## PROBLEM DESCRIPTION
Skip all pictures. Write out the data below from its first line through the line that contains "Q836,175 843,175 H887".

* begin SUPPLIED INFORMATION *

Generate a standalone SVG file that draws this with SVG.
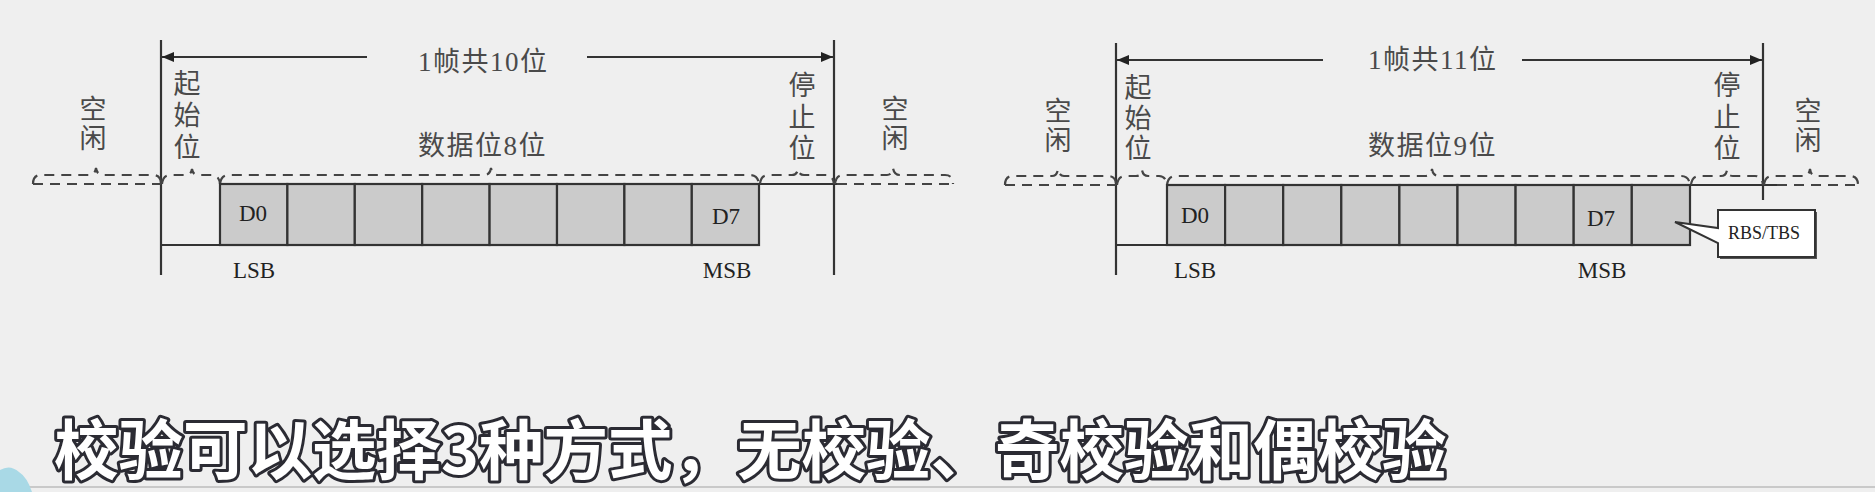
<svg xmlns="http://www.w3.org/2000/svg" width="1875" height="492" viewBox="0 0 1875 492">
<defs>
<marker id="arr" viewBox="0 0 12 10" refX="12" refY="5" markerWidth="12" markerHeight="10" markerUnits="userSpaceOnUse" orient="auto-start-reverse">
<path d="M0,0 L12,5 L0,10 Z" fill="#222"/>
</marker>
<style>
.ln{stroke:#333;stroke-width:2.2;fill:none}
.dash{stroke:#444;stroke-width:2.2;fill:none;stroke-dasharray:10,7}
.box{fill:#cbcbcb;stroke:#333;stroke-width:2.2}
.cj{font-family:"Liberation Serif","Noto Sans CJK SC",serif;font-size:27px;fill:#4a4a4a}
.hz{letter-spacing:1.5px}
.lt{font-family:"Liberation Serif",serif;font-size:23px;fill:#222;text-anchor:middle}
.vt{text-anchor:middle}
.sub{font-family:"Noto Sans CJK SC",sans-serif;font-weight:bold;font-size:64.5px;fill:#fff;stroke:#2b2b33;stroke-width:6;paint-order:stroke;stroke-linejoin:round}
</style>
</defs>
<rect width="1875" height="492" fill="#efefef"/>

<g id="connectors">
<line class="ln" x1="161" y1="40" x2="161" y2="275"/>
<line class="ln" x1="834" y1="40" x2="834" y2="275"/>
<line class="ln" x1="367" y1="57" x2="162" y2="57" marker-end="url(#arr)"/>
<line class="ln" x1="587" y1="57" x2="833" y2="57" marker-end="url(#arr)"/>
<path class="ln" d="M161,245 H220 M759,184 H837"/>
<path class="dash" d="M33,184 H161 M837,184 H953"/>
<path class="dash" d="M33,184 Q33,175 41,175 H89 Q95,175 96,168 Q97,175 103,175 H153 Q161,175 161,184"/>
<path class="dash" d="M162,184 Q163,175 170,175 H186 Q191,175 192,169 Q193,175 198,175 H212 Q219,175 220,184"/>
<path class="dash" d="M220,184 Q221,175 229,175 H484 Q490,175 491,168 Q492,175 498,175 H750 Q758,175 759,184"/>
<path class="dash" d="M760,184 Q761,175 768,175 H792 Q797,175 798,169 Q799,175 804,175 H826 Q833,175 834,184"/>
<path class="dash" d="M835,184 Q836,175 843,175 H887 Q892,175 893,168 Q894,175 900,175 H945 Q953,175 953,184"/>

<line class="ln" x1="1116" y1="43" x2="1116" y2="275"/>
<line class="ln" x1="1763" y1="43" x2="1763" y2="200"/>
<line class="ln" x1="1323" y1="60" x2="1117" y2="60" marker-end="url(#arr)"/>
<line class="ln" x1="1522" y1="60" x2="1762" y2="60" marker-end="url(#arr)"/>
<path class="ln" d="M1116,245 H1167 M1690,185 H1777"/>
<path class="dash" d="M1005,185 H1116 M1777,185 H1858"/>
<path class="dash" d="M1005,185 Q1005,176 1013,176 H1052 Q1057,176 1058,169 Q1059,176 1064,176 H1108 Q1116,176 1116,185"/>
<path class="dash" d="M1117,185 Q1118,176 1125,176 H1136 Q1141,176 1142,170 Q1143,176 1148,176 H1159 Q1166,176 1167,185"/>
<path class="dash" d="M1167,185 Q1168,176 1176,176 H1425 Q1431,176 1432,169 Q1433,176 1439,176 H1681 Q1689,176 1690,185"/>
<path class="dash" d="M1691,185 Q1692,176 1699,176 H1721 Q1726,176 1727,170 Q1728,176 1733,176 H1755 Q1762,176 1763,185"/>
<path class="dash" d="M1764,185 Q1765,176 1772,176 H1804 Q1809,176 1810,169 Q1811,176 1816,176 H1850 Q1858,176 1858,185"/>
</g>

<g id="frame1">
<g id="d1-bits">
<rect class="box" x="220" y="184" width="67.4" height="61"/>
<rect class="box" x="287.4" y="184" width="67.4" height="61"/>
<rect class="box" x="354.8" y="184" width="67.4" height="61"/>
<rect class="box" x="422.2" y="184" width="67.4" height="61"/>
<rect class="box" x="489.6" y="184" width="67.4" height="61"/>
<rect class="box" x="557" y="184" width="67.4" height="61"/>
<rect class="box" x="624.4" y="184" width="67.4" height="61"/>
<rect class="box" x="691.8" y="184" width="67.2" height="61"/>
<text class="lt" x="253" y="221">D0</text>
<text class="lt" x="726" y="224">D7</text>
</g>
<g id="d1-labels">
<text class="cj hz" x="418" y="71">1帧共10位</text>
<text class="cj hz" x="418" y="155">数据位8位</text>
<text class="cj vt" x="93" y="119">空</text>
<text class="cj vt" x="93" y="148">闲</text>
<text class="cj vt" x="187" y="93">起</text>
<text class="cj vt" x="187" y="125">始</text>
<text class="cj vt" x="187" y="157">位</text>
<text class="cj vt" x="802" y="95">停</text>
<text class="cj vt" x="802" y="127">止</text>
<text class="cj vt" x="802" y="158">位</text>
<text class="cj vt" x="895" y="119">空</text>
<text class="cj vt" x="895" y="148">闲</text>
<text class="lt" x="254" y="278">LSB</text>
<text class="lt" x="727" y="278">MSB</text>
</g>
</g>

<g id="frame2">
<g id="d2-bits">
<rect class="box" x="1167" y="185" width="58.1" height="60"/>
<rect class="box" x="1225.1" y="185" width="58.1" height="60"/>
<rect class="box" x="1283.2" y="185" width="58.1" height="60"/>
<rect class="box" x="1341.3" y="185" width="58.1" height="60"/>
<rect class="box" x="1399.4" y="185" width="58.1" height="60"/>
<rect class="box" x="1457.5" y="185" width="58.1" height="60"/>
<rect class="box" x="1515.6" y="185" width="58.1" height="60"/>
<rect class="box" x="1573.7" y="185" width="58.1" height="60"/>
<rect class="box" x="1631.8" y="185" width="58.2" height="60"/>
<text class="lt" x="1195" y="223">D0</text>
<text class="lt" x="1601" y="226">D7</text>
</g>
<g id="d2-labels">
<text class="cj hz" x="1368" y="69">1帧共11位</text>
<text class="cj hz" x="1368" y="155">数据位9位</text>
<text class="cj vt" x="1058" y="121">空</text>
<text class="cj vt" x="1058" y="150">闲</text>
<text class="cj vt" x="1138" y="97">起</text>
<text class="cj vt" x="1138" y="128">始</text>
<text class="cj vt" x="1138" y="158">位</text>
<text class="cj vt" x="1727" y="95">停</text>
<text class="cj vt" x="1727" y="127">止</text>
<text class="cj vt" x="1727" y="158">位</text>
<text class="cj vt" x="1808" y="121">空</text>
<text class="cj vt" x="1808" y="150">闲</text>
<text class="lt" x="1195" y="278">LSB</text>
<text class="lt" x="1602" y="278">MSB</text>
</g>
<g id="callout">
<path d="M1720,212 H1817 V259 H1720 Z" fill="#555"/>
<path d="M1718,210 H1815 V257 H1718 V243 L1675,222 L1718,228 Z" fill="#fff" stroke="#333" stroke-width="2"/>
<text x="1764" y="239" font-family="Liberation Serif,serif" font-size="18" fill="#222" text-anchor="middle">RBS/TBS</text>
</g>
</g>

<g id="caption">
<line x1="0" y1="487" x2="1875" y2="487" stroke="#c9c9c9" stroke-width="2"/>
<path d="M0,470 Q10,464 19,472 Q27,477 32,492 H0 Z" fill="#a9d9e6"/>
<text class="sub" x="54" y="474">校验可以选择3种方式，无校验、奇校验和偶校验</text>
</g>
</svg>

* end SUPPLIED INFORMATION *

## FINISHED EXERCISE
Generate a standalone SVG file that draws this with SVG.
<svg xmlns="http://www.w3.org/2000/svg" width="1875" height="492" viewBox="0 0 1875 492">
<defs>
<marker id="arr" viewBox="0 0 12 10" refX="12" refY="5" markerWidth="12" markerHeight="10" markerUnits="userSpaceOnUse" orient="auto-start-reverse">
<path d="M0,0 L12,5 L0,10 Z" fill="#222"/>
</marker>
<style>
.ln{stroke:#333;stroke-width:2.2;fill:none}
.dash{stroke:#444;stroke-width:2.2;fill:none;stroke-dasharray:10,7}
.box{fill:#cbcbcb;stroke:#333;stroke-width:2.2}
.cj{font-family:"Liberation Serif","Noto Sans CJK SC",serif;font-size:27px;fill:#4a4a4a}
.hz{letter-spacing:1.5px}
.lt{font-family:"Liberation Serif",serif;font-size:23px;fill:#222;text-anchor:middle}
.vt{text-anchor:middle}
.sub{font-family:"Noto Sans CJK SC",sans-serif;font-weight:bold;font-size:64.5px;fill:#fff;stroke:#2b2b33;stroke-width:6;paint-order:stroke;stroke-linejoin:round}
</style>
</defs>
<rect width="1875" height="492" fill="#efefef"/>

<g id="connectors">
<line class="ln" x1="161" y1="40" x2="161" y2="275"/>
<line class="ln" x1="834" y1="40" x2="834" y2="275"/>
<line class="ln" x1="367" y1="57" x2="162" y2="57" marker-end="url(#arr)"/>
<line class="ln" x1="587" y1="57" x2="833" y2="57" marker-end="url(#arr)"/>
<path class="ln" d="M161,245 H220 M759,184 H837"/>
<path class="dash" d="M33,184 H161 M837,184 H953"/>
<path class="dash" d="M33,184 Q33,175 41,175 H89 Q95,175 96,168 Q97,175 103,175 H153 Q161,175 161,184"/>
<path class="dash" d="M162,184 Q163,175 170,175 H186 Q191,175 192,169 Q193,175 198,175 H212 Q219,175 220,184"/>
<path class="dash" d="M220,184 Q221,175 229,175 H484 Q490,175 491,168 Q492,175 498,175 H750 Q758,175 759,184"/>
<path class="dash" d="M760,184 Q761,175 768,175 H792 Q797,175 798,169 Q799,175 804,175 H826 Q833,175 834,184"/>
<path class="dash" d="M835,184 Q836,175 843,175 H887 Q892,175 893,168 Q894,175 900,175 H945 Q953,175 953,184"/>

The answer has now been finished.